The result is an ice jam of Matterhorns and Space Mountains, amphitheaters and Gibraltar Rocks, Soviet apartment blocks—all curved and swept, carved and etched in ice. The icefjord is so unique that it’s been tagged as a UNESCO World Heritage Site.
When the massive bergs finally do break loose, the chunks often drift into the Labrador Current and sail south into the Atlantic. The iceberg that felled the Titanic likely originated here.
You can easily hike to part of the ice wall, and we do. The view is staggering—or so we think, until we sail on a small whale watching boat along the 3.5 miles of a frozen edge of majesty that reaches more than 250 feet tall. The passengers stare and snap—but say little. The words are long gone.
So, too, may be the icebergs. Just 25 years ago, the chunks were a good 60 feet higher, we learn from Frederike Bronny, the geographer on board our Fram sailing.
And the glacier itself is in rapid retreat. One estimate suggests that within 10 years the Kangia will no longer reach the sea.

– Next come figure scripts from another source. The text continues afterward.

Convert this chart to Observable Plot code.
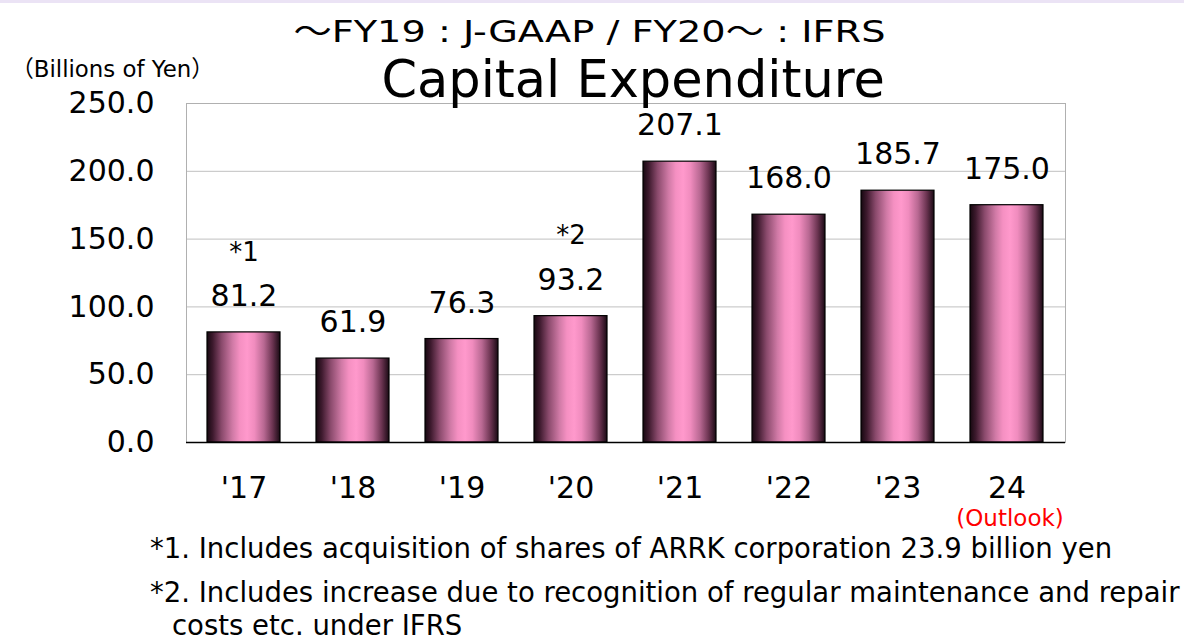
<!DOCTYPE html>
<html>
<head>
<meta charset="utf-8">
<script src="https://cdn.jsdelivr.net/npm/d3@7"></script>
<script src="https://cdn.jsdelivr.net/npm/@observablehq/plot@0.6"></script>
<style>
  html, body { margin: 0; padding: 0; background: #fff; }
  body { width: 1184px; height: 639px; position: relative; overflow: hidden; font-family: "DejaVu Sans", sans-serif; color: #000; }
  #topband { position: absolute; left: 0; top: 0; width: 1184px; height: 3px; background: #ebe3f5; }
  .t { position: absolute; white-space: nowrap; line-height: 1; }
  .cjk { font-family: "Noto Sans CJK JP", sans-serif; }
  #chart { position: absolute; left: 0; top: 0; }
</style>
</head>
<body>
<div id="topband"></div>
<div id="chart"></div>
<div class="t" id="title1" style="right:299px; top:13px; font-size:31px; transform-origin: right center;"><span class="cjk">～</span>FY19 : J-GAAP / FY20<span class="cjk">～</span> : IFRS</div>
<div class="t" id="title2" style="right:299px; top:54px; font-size:51px;">Capital Expenditure</div>
<div class="t" id="unit" style="left:11px; top:56px; font-size:23px; transform-origin: left center;"><span class="cjk">（</span>Billions of Yen<span class="cjk">）</span></div>
<div class="t" id="note1" style="left:150px; top:535px; font-size:27.5px;">*1. Includes acquisition of shares of ARRK corporation 23.9 billion yen</div>
<div class="t" id="note2" style="left:150px; top:579px; font-size:27.5px;">*2. Includes increase due to recognition of regular maintenance and repair</div>
<div class="t" id="note3" style="left:172px; top:612px; font-size:27.5px;">costs etc. under IFRS</div>
<script>
const years = ["'17", "'18", "'19", "'20", "'21", "'22", "'23", "24"];
const values = [81.2, 61.9, 76.3, 93.2, 207.1, 168.0, 185.7, 175.0];
const yTicks = [0, 50, 100, 150, 200, 250];
const noteYears = ["'17", "'20"];
const noteLabels = ["*1", "*2"];
const noteValues = [81.2, 93.2];
const outlookYear = ["24"];
const outlookLabel = ["(Outlook)"];

const data = years.map((y, i) => ({year: y, value: values[i]}));
const notes = noteYears.map((y, i) => ({year: y, label: noteLabels[i], value: noteValues[i]}));

function defs() {
  const ns = "http://www.w3.org/2000/svg";
  const d = document.createElementNS(ns, "defs");
  const g = document.createElementNS(ns, "linearGradient");
  g.setAttribute("id", "barGrad");
  g.setAttribute("x1", "0"); g.setAttribute("x2", "1");
  g.setAttribute("y1", "0"); g.setAttribute("y2", "0");
  const stops = [
    [0, "#160810"], [0.08, "#3e1a2e"], [0.2, "#8a4a6c"], [0.35, "#d07aa6"],
    [0.45, "#f590c2"], [0.55, "#ff99cc"], [0.65, "#f08cbe"], [0.78, "#b86892"],
    [0.9, "#6a3350"], [1, "#1a0a14"]
  ];
  for (const [o, c] of stops) {
    const s = document.createElementNS(ns, "stop");
    s.setAttribute("offset", o);
    s.setAttribute("stop-color", c);
    g.appendChild(s);
  }
  d.appendChild(g);
  return d;
}

const chart = Plot.plot({
  width: 1184,
  height: 639,
  marginLeft: 186,
  marginRight: 119,
  marginTop: 103,
  marginBottom: 197,
  style: {fontFamily: "DejaVu Sans, sans-serif", fontSize: "30px", color: "#000", background: "transparent"},
  x: {domain: years, paddingInner: 0.327, paddingOuter: 0.1635, align: 0.5, label: null},
  y: {domain: [0, 250], label: null},
  marks: [
    defs,
    Plot.gridY(yTicks, {stroke: "#c0c0c0", strokeOpacity: 1, strokeWidth: 1}),
    Plot.frame({stroke: "#b0b0b0", strokeWidth: 1}),
    Plot.barY(data, {x: "year", y: "value", fill: "url(#barGrad)", stroke: "#000", strokeWidth: 1.2}),
    Plot.ruleX([0], {stroke: "#808080", strokeWidth: 1.5, frameAnchor: "left"}),
    Plot.axisY({ticks: yTicks, tickSize: 0, tickPadding: 32, tickFormat: d => d.toFixed(1), fontSize: 30, label: null}),
    Plot.axisX({tickSize: 0, tickPadding: 34, fontSize: 30, label: null}),
    Plot.ruleY([0], {stroke: "#000", strokeWidth: 1.5}),
    Plot.text(data, {x: "year", y: "value", text: d => d.value.toFixed(1), dy: -36, fontSize: 30, fill: "#000"}),
    Plot.text(notes, {x: "year", y: "value", text: "label", dy: -80, fontSize: 26, fill: "#000"}),
    Plot.text(outlookYear, {x: d => d, text: outlookLabel, frameAnchor: "bottom", lineAnchor: "middle", dy: 76, dx: 3, fontSize: 23, fill: "#ff0000"})
  ]
});
document.getElementById("chart").appendChild(chart);

function fitWidth(id, target) {
  const el = document.getElementById(id);
  const w = el.getBoundingClientRect().width;
  if (w > 0) el.style.transform = `scaleX(${target / w})`;
}
fitWidth("title1", 592);
fitWidth("unit", 203);
</script>
</body>
</html>
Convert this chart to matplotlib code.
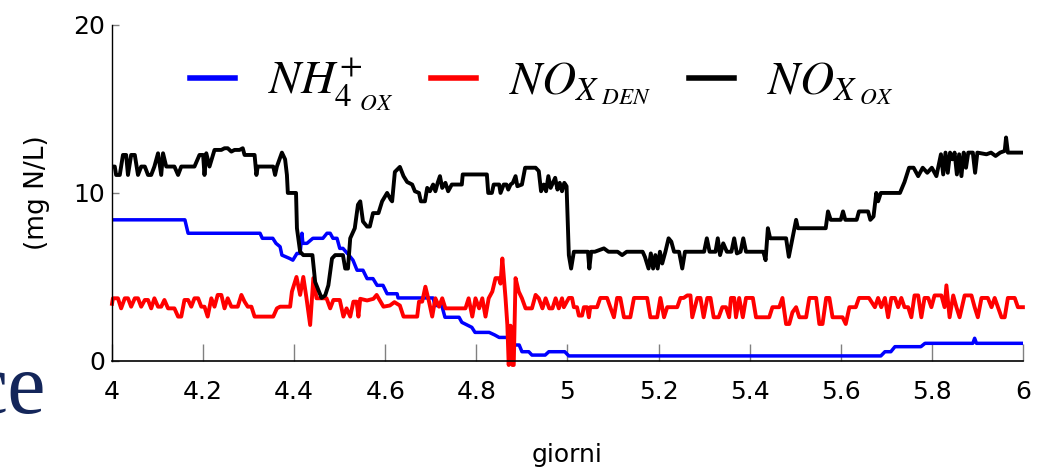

The ice will calve in shards. The massive icebergs will be gone.
It’s a somber thought—nearly unimaginable as we stand in the face of this crystal blue bulwark. Too much, too much, so soon. At least we’re here now.
Greenland is the world’s biggest non-continental island.
Area: 836,330 square miles; about three times the size of Texas
Area under ice: More than 80 percent
Population: 56,344; 80 percent Inuit
Sled dogs: 29,000
Coastal temperature: Summer highs in mid-50s F, winter lows to 3 F
Language: Greenlandic. English and Danish are widely spoken.
Government: Part of Denmark, but with “home rule.” Receives annual subsidy from Denmark of more than U.S. $500 million.